The trial court must accept the referee's findings of fact in the absence of valid exceptions to the report, and therefore its task is limited to determining whether the legal conclusions "are legally and logically correct and whether they find support in the facts found by the referee." Bernard v. Gershman, supra,18 Conn. App. 656; Practice Book § 440. In the present case, the first issue is whether the court system should concern itself under any circumstances with membership in private, social organizations. The attorney trial referee determined that as a general proposition the courts do not become involved in disputes regarding membership in, or expulsion, from private, social organizations. "[I]n the ordinary case courts should be reluctant to intervene in the affairs of private clubs." Sterner v.Saugatuck Harbor Yacht Club, Inc., 188 Conn. 531, 537,450 A.2d 369 (1982). On the other hand, the courts retain the right to reverse such an organization's determination if the organization fails to follow "the nonstock corporation statutes, its certificate of incorporation, and its bylaws." Id., 535. "Membership in the club is required by statute (General Statutes § 33-459)2 to be governed by bylaws that are reasonable. Bylaws reasonable on their face may not be unreasonably applied." Id., 536.

In the present case, however, as previously noted, the referee found as a fact that the defendant Rockrimmon complied with its bylaws by reviewing the Weissman's application, circulating it for comment by the membership, obtaining a comment by Reader, independently investigating the claim,3 and then discussing the application both before the admissions committee and ultimately the defendant's board of governors.

The finding by the referee that the certificate given to the plaintiff Goldman was not intended to afford automatic membership in Rockrimmon to his offspring was based at least in part on the testimony of the witnesses, and accordingly should not be disturbed.4 "The referee was obliged to ascertain the intent of the parties and what the parties intended to include in their [agreement] is a question of fact. . . . Absent clear error, [the court] will not disturb the trier's factual findings." (Citation omitted; internal quotation marks omitted). Flaxman v.Interbrands Inc., Superior Court, judicial district of Stamford/Norwalk at Stamford, Docket No. 117731 (April 5, 1994, CT Page 5692 Lewis, J.).

The referee's conclusion regarding automatic membership in the defendant club follows logically from his findings of fact. The transcript of the trial indicates that evidence to the contrary was presented, but "[w]here evidence is in conflict, its probative value is for the trier of fact to determine." Bernardv. Gershman, supra, 18 Conn. App. 656. It appears from reviewing the plaintiffs' motion to correct, and their objections to the report, that they are attempting to substitute their own version of the facts for those found by the referee, a practice discountenanced in Argentinis v. Gould, 23 Conn. App. 9, 19,579 A.2d 1078, rev'd on other grounds, 219 Conn. 151, 592 A.2d 375 (1991).
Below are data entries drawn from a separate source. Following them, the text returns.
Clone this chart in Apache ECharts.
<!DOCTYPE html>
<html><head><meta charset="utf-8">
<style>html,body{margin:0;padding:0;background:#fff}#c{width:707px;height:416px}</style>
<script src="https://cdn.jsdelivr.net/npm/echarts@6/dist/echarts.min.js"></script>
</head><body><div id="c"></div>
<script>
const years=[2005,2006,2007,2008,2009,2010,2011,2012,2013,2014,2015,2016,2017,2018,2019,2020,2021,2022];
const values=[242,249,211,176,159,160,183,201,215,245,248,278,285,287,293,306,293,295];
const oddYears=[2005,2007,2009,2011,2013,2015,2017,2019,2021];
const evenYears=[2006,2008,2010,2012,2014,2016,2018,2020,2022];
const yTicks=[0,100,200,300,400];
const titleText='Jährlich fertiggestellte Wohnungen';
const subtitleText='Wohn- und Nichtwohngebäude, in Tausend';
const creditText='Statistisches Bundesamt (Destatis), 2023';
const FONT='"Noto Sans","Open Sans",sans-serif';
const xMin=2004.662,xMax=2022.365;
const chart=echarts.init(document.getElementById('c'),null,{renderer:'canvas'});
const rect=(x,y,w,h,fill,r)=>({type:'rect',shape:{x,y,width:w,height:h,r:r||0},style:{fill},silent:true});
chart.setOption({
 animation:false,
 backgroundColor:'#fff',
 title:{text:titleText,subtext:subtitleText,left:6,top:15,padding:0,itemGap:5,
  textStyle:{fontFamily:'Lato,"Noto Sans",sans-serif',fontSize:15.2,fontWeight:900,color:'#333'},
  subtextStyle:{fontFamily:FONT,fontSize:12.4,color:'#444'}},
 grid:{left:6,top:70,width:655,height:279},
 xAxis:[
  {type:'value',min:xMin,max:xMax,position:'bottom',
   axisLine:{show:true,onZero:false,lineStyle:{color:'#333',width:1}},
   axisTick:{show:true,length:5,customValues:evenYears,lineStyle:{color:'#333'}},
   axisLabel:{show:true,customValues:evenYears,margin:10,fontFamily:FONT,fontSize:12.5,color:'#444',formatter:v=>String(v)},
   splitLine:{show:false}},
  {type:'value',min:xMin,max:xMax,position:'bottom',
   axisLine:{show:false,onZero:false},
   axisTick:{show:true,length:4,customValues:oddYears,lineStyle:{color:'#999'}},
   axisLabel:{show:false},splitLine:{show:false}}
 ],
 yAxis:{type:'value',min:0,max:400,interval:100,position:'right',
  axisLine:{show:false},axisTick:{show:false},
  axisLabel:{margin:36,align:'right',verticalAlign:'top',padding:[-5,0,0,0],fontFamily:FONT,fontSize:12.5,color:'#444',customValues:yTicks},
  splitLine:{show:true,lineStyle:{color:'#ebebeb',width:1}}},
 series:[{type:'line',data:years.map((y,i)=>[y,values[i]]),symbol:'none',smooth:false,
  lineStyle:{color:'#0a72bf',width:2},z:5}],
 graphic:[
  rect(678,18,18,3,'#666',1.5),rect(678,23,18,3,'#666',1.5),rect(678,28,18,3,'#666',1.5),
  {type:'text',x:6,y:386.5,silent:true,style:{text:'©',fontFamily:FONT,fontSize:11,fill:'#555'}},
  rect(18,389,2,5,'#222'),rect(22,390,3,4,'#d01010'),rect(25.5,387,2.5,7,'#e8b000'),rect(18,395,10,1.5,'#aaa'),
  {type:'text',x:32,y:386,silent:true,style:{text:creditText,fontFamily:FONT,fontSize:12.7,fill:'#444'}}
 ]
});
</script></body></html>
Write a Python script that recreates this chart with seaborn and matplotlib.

The attorney trial referee's conclusions that sons or daughters of a certificate holder are not entitled to automatic membership in Rockrimmon, and that the defendant club, in rejecting the Weissmans' application, followed in own bylaws, appear to be legally and logically correct, and the court agrees with his recommendations on these issues. No material error in the referee's report has been found, or any other sufficient reason why the report is unacceptable. See Practice Book § 443. The court finds that the referee's conclusions were "properly reached on the basis of the subordinate facts found." See Practice Book § 440.

Accordingly, judgment enters for the defendant.

Statutory costs are to be taxed by the clerk.

So Ordered

Dated at Stamford, Connecticut, this 17th day of May, 1995.